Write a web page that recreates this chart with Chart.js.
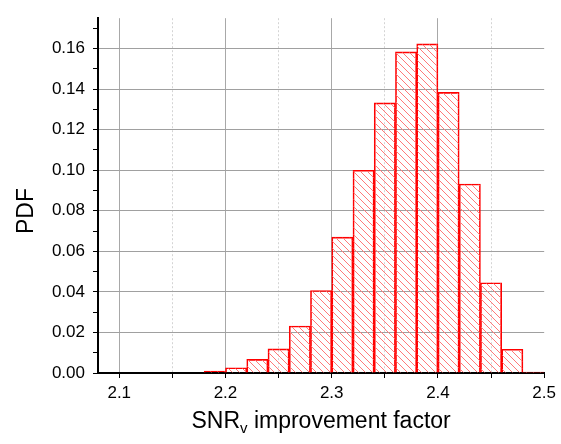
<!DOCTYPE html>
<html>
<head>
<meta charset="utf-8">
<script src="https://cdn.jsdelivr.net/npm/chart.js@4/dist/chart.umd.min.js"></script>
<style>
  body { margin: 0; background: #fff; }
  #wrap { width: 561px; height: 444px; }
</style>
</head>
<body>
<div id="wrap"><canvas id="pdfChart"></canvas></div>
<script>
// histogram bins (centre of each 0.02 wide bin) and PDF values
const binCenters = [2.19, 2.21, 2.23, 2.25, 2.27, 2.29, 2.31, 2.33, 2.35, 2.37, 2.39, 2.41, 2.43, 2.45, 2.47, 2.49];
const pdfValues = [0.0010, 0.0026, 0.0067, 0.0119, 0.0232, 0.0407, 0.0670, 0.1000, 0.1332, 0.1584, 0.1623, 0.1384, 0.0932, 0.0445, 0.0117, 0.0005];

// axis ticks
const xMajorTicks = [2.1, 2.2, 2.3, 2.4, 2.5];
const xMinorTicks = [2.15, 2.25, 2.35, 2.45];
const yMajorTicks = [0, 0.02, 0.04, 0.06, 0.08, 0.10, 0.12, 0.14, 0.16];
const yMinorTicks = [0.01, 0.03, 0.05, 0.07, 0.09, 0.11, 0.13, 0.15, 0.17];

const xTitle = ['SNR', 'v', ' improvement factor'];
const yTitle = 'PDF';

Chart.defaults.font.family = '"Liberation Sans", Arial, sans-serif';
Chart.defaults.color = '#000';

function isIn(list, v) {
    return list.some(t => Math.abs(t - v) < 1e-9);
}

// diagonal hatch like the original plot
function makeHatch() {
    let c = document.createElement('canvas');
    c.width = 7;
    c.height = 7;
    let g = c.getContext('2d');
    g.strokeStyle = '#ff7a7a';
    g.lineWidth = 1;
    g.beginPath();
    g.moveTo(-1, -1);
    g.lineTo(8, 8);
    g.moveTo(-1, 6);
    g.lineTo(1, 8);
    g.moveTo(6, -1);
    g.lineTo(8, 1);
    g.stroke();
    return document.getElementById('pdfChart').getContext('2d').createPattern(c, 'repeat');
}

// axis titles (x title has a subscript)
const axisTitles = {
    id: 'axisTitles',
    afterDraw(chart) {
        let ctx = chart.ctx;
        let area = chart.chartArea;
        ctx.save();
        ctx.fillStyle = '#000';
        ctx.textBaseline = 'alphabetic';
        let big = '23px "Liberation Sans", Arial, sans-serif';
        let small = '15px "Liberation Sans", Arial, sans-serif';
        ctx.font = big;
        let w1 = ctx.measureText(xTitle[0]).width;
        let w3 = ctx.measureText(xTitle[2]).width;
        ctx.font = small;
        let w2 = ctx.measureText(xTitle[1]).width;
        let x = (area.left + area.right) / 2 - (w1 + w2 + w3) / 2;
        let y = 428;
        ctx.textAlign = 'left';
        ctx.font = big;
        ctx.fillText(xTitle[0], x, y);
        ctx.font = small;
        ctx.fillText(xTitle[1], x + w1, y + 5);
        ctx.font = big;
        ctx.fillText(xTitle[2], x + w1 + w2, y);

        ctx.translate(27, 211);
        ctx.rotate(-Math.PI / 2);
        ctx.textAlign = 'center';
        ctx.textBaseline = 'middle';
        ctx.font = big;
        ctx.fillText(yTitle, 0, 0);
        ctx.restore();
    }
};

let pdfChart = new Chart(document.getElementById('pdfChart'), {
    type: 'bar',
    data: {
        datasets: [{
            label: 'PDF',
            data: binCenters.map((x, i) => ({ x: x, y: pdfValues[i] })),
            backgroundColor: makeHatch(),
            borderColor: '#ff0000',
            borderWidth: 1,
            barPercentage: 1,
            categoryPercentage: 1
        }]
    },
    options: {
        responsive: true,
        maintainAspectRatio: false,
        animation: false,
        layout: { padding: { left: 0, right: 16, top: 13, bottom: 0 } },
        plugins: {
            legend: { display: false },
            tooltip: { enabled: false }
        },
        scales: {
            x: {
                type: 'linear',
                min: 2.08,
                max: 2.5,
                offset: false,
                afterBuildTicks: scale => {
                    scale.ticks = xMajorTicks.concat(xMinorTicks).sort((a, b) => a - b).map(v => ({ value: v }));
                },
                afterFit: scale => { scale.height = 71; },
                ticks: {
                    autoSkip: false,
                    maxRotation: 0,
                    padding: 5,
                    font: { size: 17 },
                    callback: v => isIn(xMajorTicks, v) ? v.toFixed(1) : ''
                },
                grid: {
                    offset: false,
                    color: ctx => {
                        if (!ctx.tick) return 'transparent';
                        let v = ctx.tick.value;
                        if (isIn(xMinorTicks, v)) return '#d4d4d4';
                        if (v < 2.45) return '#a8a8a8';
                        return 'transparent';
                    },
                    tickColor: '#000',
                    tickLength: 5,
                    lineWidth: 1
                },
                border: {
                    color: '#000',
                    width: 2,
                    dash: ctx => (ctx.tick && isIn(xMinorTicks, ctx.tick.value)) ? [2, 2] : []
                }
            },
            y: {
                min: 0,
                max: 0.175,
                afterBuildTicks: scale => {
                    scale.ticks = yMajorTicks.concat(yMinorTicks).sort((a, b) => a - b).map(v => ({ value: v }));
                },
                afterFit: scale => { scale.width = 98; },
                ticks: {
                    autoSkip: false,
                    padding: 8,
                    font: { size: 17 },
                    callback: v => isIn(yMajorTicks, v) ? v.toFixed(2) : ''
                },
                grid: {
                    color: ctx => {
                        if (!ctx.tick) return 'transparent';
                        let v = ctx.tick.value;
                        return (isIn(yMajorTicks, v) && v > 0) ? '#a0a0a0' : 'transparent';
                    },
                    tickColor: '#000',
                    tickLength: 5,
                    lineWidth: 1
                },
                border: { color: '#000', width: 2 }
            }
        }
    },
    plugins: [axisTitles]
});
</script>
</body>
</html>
==========
WRITTEN PROBLEM -
Give the data above again in full and unchanged, skipping the pictures.

TASK OUTPUT -
Write a web page that recreates this chart with Chart.js.
<!DOCTYPE html>
<html>
<head>
<meta charset="utf-8">
<script src="https://cdn.jsdelivr.net/npm/chart.js@4/dist/chart.umd.min.js"></script>
<style>
  body { margin: 0; background: #fff; }
  #wrap { width: 561px; height: 444px; }
</style>
</head>
<body>
<div id="wrap"><canvas id="pdfChart"></canvas></div>
<script>
// histogram bins (centre of each 0.02 wide bin) and PDF values
const binCenters = [2.19, 2.21, 2.23, 2.25, 2.27, 2.29, 2.31, 2.33, 2.35, 2.37, 2.39, 2.41, 2.43, 2.45, 2.47, 2.49];
const pdfValues = [0.0010, 0.0026, 0.0067, 0.0119, 0.0232, 0.0407, 0.0670, 0.1000, 0.1332, 0.1584, 0.1623, 0.1384, 0.0932, 0.0445, 0.0117, 0.0005];

// axis ticks
const xMajorTicks = [2.1, 2.2, 2.3, 2.4, 2.5];
const xMinorTicks = [2.15, 2.25, 2.35, 2.45];
const yMajorTicks = [0, 0.02, 0.04, 0.06, 0.08, 0.10, 0.12, 0.14, 0.16];
const yMinorTicks = [0.01, 0.03, 0.05, 0.07, 0.09, 0.11, 0.13, 0.15, 0.17];

const xTitle = ['SNR', 'v', ' improvement factor'];
const yTitle = 'PDF';

Chart.defaults.font.family = '"Liberation Sans", Arial, sans-serif';
Chart.defaults.color = '#000';

function isIn(list, v) {
    return list.some(t => Math.abs(t - v) < 1e-9);
}

// diagonal hatch like the original plot
function makeHatch() {
    let c = document.createElement('canvas');
    c.width = 7;
    c.height = 7;
    let g = c.getContext('2d');
    g.strokeStyle = '#ff7a7a';
    g.lineWidth = 1;
    g.beginPath();
    g.moveTo(-1, -1);
    g.lineTo(8, 8);
    g.moveTo(-1, 6);
    g.lineTo(1, 8);
    g.moveTo(6, -1);
    g.lineTo(8, 1);
    g.stroke();
    return document.getElementById('pdfChart').getContext('2d').createPattern(c, 'repeat');
}

// axis titles (x title has a subscript)
const axisTitles = {
    id: 'axisTitles',
    afterDraw(chart) {
        let ctx = chart.ctx;
        let area = chart.chartArea;
        ctx.save();
        ctx.fillStyle = '#000';
        ctx.textBaseline = 'alphabetic';
        let big = '23px "Liberation Sans", Arial, sans-serif';
        let small = '15px "Liberation Sans", Arial, sans-serif';
        ctx.font = big;
        let w1 = ctx.measureText(xTitle[0]).width;
        let w3 = ctx.measureText(xTitle[2]).width;
        ctx.font = small;
        let w2 = ctx.measureText(xTitle[1]).width;
        let x = (area.left + area.right) / 2 - (w1 + w2 + w3) / 2;
        let y = 428;
        ctx.textAlign = 'left';
        ctx.font = big;
        ctx.fillText(xTitle[0], x, y);
        ctx.font = small;
        ctx.fillText(xTitle[1], x + w1, y + 5);
        ctx.font = big;
        ctx.fillText(xTitle[2], x + w1 + w2, y);

        ctx.translate(27, 211);
        ctx.rotate(-Math.PI / 2);
        ctx.textAlign = 'center';
        ctx.textBaseline = 'middle';
        ctx.font = big;
        ctx.fillText(yTitle, 0, 0);
        ctx.restore();
    }
};

let pdfChart = new Chart(document.getElementById('pdfChart'), {
    type: 'bar',
    data: {
        datasets: [{
            label: 'PDF',
            data: binCenters.map((x, i) => ({ x: x, y: pdfValues[i] })),
            backgroundColor: makeHatch(),
            borderColor: '#ff0000',
            borderWidth: 1,
            barPercentage: 1,
            categoryPercentage: 1
        }]
    },
    options: {
        responsive: true,
        maintainAspectRatio: false,
        animation: false,
        layout: { padding: { left: 0, right: 16, top: 13, bottom: 0 } },
        plugins: {
            legend: { display: false },
            tooltip: { enabled: false }
        },
        scales: {
            x: {
                type: 'linear',
                min: 2.08,
                max: 2.5,
                offset: false,
                afterBuildTicks: scale => {
                    scale.ticks = xMajorTicks.concat(xMinorTicks).sort((a, b) => a - b).map(v => ({ value: v }));
                },
                afterFit: scale => { scale.height = 71; },
                ticks: {
                    autoSkip: false,
                    maxRotation: 0,
                    padding: 5,
                    font: { size: 17 },
                    callback: v => isIn(xMajorTicks, v) ? v.toFixed(1) : ''
                },
                grid: {
                    offset: false,
                    color: ctx => {
                        if (!ctx.tick) return 'transparent';
                        let v = ctx.tick.value;
                        if (isIn(xMinorTicks, v)) return '#d4d4d4';
                        if (v < 2.45) return '#a8a8a8';
                        return 'transparent';
                    },
                    tickColor: '#000',
                    tickLength: 5,
                    lineWidth: 1
                },
                border: {
                    color: '#000',
                    width: 2,
                    dash: ctx => (ctx.tick && isIn(xMinorTicks, ctx.tick.value)) ? [2, 2] : []
                }
            },
            y: {
                min: 0,
                max: 0.175,
                afterBuildTicks: scale => {
                    scale.ticks = yMajorTicks.concat(yMinorTicks).sort((a, b) => a - b).map(v => ({ value: v }));
                },
                afterFit: scale => { scale.width = 98; },
                ticks: {
                    autoSkip: false,
                    padding: 8,
                    font: { size: 17 },
                    callback: v => isIn(yMajorTicks, v) ? v.toFixed(2) : ''
                },
                grid: {
                    color: ctx => {
                        if (!ctx.tick) return 'transparent';
                        let v = ctx.tick.value;
                        return (isIn(yMajorTicks, v) && v > 0) ? '#a0a0a0' : 'transparent';
                    },
                    tickColor: '#000',
                    tickLength: 5,
                    lineWidth: 1
                },
                border: { color: '#000', width: 2 }
            }
        }
    },
    plugins: [axisTitles]
});
</script>
</body>
</html>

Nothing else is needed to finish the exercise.